The one I worked out was:

[directory, name, kind, file_id, size, stat, sha], [[parent info]]

Yes, it mirrors the filesystem, but it needs to, because the hash-cache
is being folded into the dirstate file. So we need the 'stat' to know if
an object's sha hash is out of date. And kind defines whether 'sha' is a
sha or a symlink target, or nothing for a directory.

Anyway, because it is sorted by (directory, name), then when you do
'walkdirs()' you stay in sync with the filesystem.

Robert's comment is how to handle either a plain 'rm directory/name' or
a 'bzr rm directory/name'.

The issue is you still need a place to store the [parent info] even
though the file has been removed. Because when you go to commit, you
want to find that it isn't there, but it used to be.

I think leaving the path alone, and just marking that the file has been
unversioned is a good step. We still need to track it, because commands
are going to want to know what the state of that file is.

And about Robert's comment of 'if a new file/dir/symlink is added in the
same location, wipe the path, and shove it to the end'.

I'm okay with that... I wonder, though, if it would be better to allow
for multiple entries next to each other.

But dirstate is really designed to be optimized for the: "I have this
file/dir/symlink at this specific path, what is its state". Which means
that deleted items don't really do much for that part of the system.

Thinking about 'bzr commit directory', though. It would be nice if we
could leave a reference so that we can bisect for 'directory' and not
have to worry about the rest of the file.

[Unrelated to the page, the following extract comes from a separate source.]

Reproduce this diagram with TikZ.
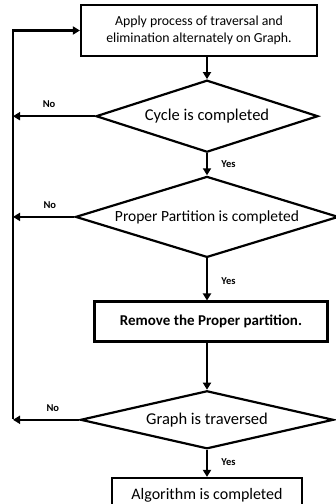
\documentclass[tikz,border=0pt]{standalone}
\usepackage{fontspec}
\setmainfont{Carlito}
\usetikzlibrary{positioning, arrows.meta, shapes.geometric}

\begin{document}
\begin{tikzpicture}[
    x=1pt, y=1pt,
    box/.style={draw, line width=2.2pt, rectangle, align=center, inner sep=2pt},
    cond/.style={draw, line width=2.2pt, diamond, inner sep=0pt, align=center, font=\fontsize{16.5}{18}\selectfont},
    arr/.style={-{Triangle[length=7pt, width=8pt]}, line width=2.2pt},
    lbl/.style={font=\bfseries\fontsize{10.5}{11}\selectfont}
]
    \useasboundingbox (0,0) rectangle (336,504);

    % Main flow
    \node[box, minimum width=236pt, minimum height=51pt, font=\fontsize{13.8}{17}\selectfont] (apply) at (199,473.5) {Apply process of traversal and\\elimination alternately on Graph.};
    \node[cond, aspect=3.1, minimum width=222pt, minimum height=72pt] (cycle) [below=22pt of apply, xshift=8pt] {Cycle is completed};
    \node[cond, aspect=3.25, minimum width=263pt, minimum height=81pt, font=\fontsize{15.5}{17}\selectfont] (part) [below=22pt of cycle] {Proper Partition is completed};
    \node[box, minimum width=233pt, minimum height=40pt, font=\bfseries\fontsize{15}{17}\selectfont] (remove) [below=42pt of part, xshift=4pt] {Remove the Proper partition.};
    \node[cond, aspect=4.36, minimum width=253pt, minimum height=58pt] (graph) [below=47pt of remove, xshift=-4pt] {Graph is traversed};
    \node[box, minimum width=190pt, minimum height=34pt, font=\fontsize{16}{18}\selectfont] (done) [below=27pt of graph] {Algorithm is completed};

    \draw[arr] (apply.south -| cycle.north) -- (cycle.north);
    \draw[arr] (cycle.south) -- node[lbl, right=10pt] {Yes} (part.north);
    \draw[arr] (part.south) -- node[lbl, right=10pt, pos=0.55] {Yes} (part.south |- remove.north);
    \draw[arr] (part.south |- remove.south) -- (graph.north);
    \draw[arr] (graph.south) -- node[lbl, right=10pt, pos=0.45] {Yes} (done.north);

    % Loop back on the left
    \coordinate (rail) at (13,0);
    \draw[arr] (cycle.west) -- node[lbl, above=4pt, pos=0.56] {No} (cycle.west -| rail);
    \draw[arr] (part.west) -- node[lbl, above=4pt, pos=0.4] {No} (part.west -| rail);
    \draw[arr] (graph.west) -- node[lbl, above=4pt, pos=0.4] {No} (graph.west -| rail);
    \draw[arr] ([yshift=1.1pt]graph.west -| rail) -- (apply.west -| rail) -- (apply.west);
\end{tikzpicture}
\end{document}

The same is true for handling renames. Interestingly enough, we get a
really weird failure there right now. Specifically:

$ bzr init
$ mkdir d; touch d/f
$ bzr add
$ bzr commit -m init
$ bzr mv d/f g
$ bzr st
renamed:
  d/f => g
$ bzr commit -m 'rename' d
bzr: ERROR: no changes to commit. use --unchanged to commit anyhow

A second ago, I was trying it on a different tree, and I got:
bzr: ERROR: parent_id {s-20060829161817-a8qjwtu2p39ot1dh-1} not in inventory

('s' would be equivalent to 'd' in that scenario). Oddly enough, I can
completely reproduce it *in that branch*. But it doesn't seem to work in
a new test branch.

> 
> Also, "delete" in the context of trees usually means os.unlink, so I'd
> rather use a different term.
> 
> Aaron

I will admit that dirstate is not structured well for answering 'what
path had this file id in the parent inventory', if that path is not the
same in the current inventory.

Which is one of the reasons I've thought to break out the dirstate into
records for each parent, rather than all-in-one. However, we haven't
really looked into seeking issues, etc. But dirstate isn't really
streamed anyway. It is read in one big chunk, and then split up in memory.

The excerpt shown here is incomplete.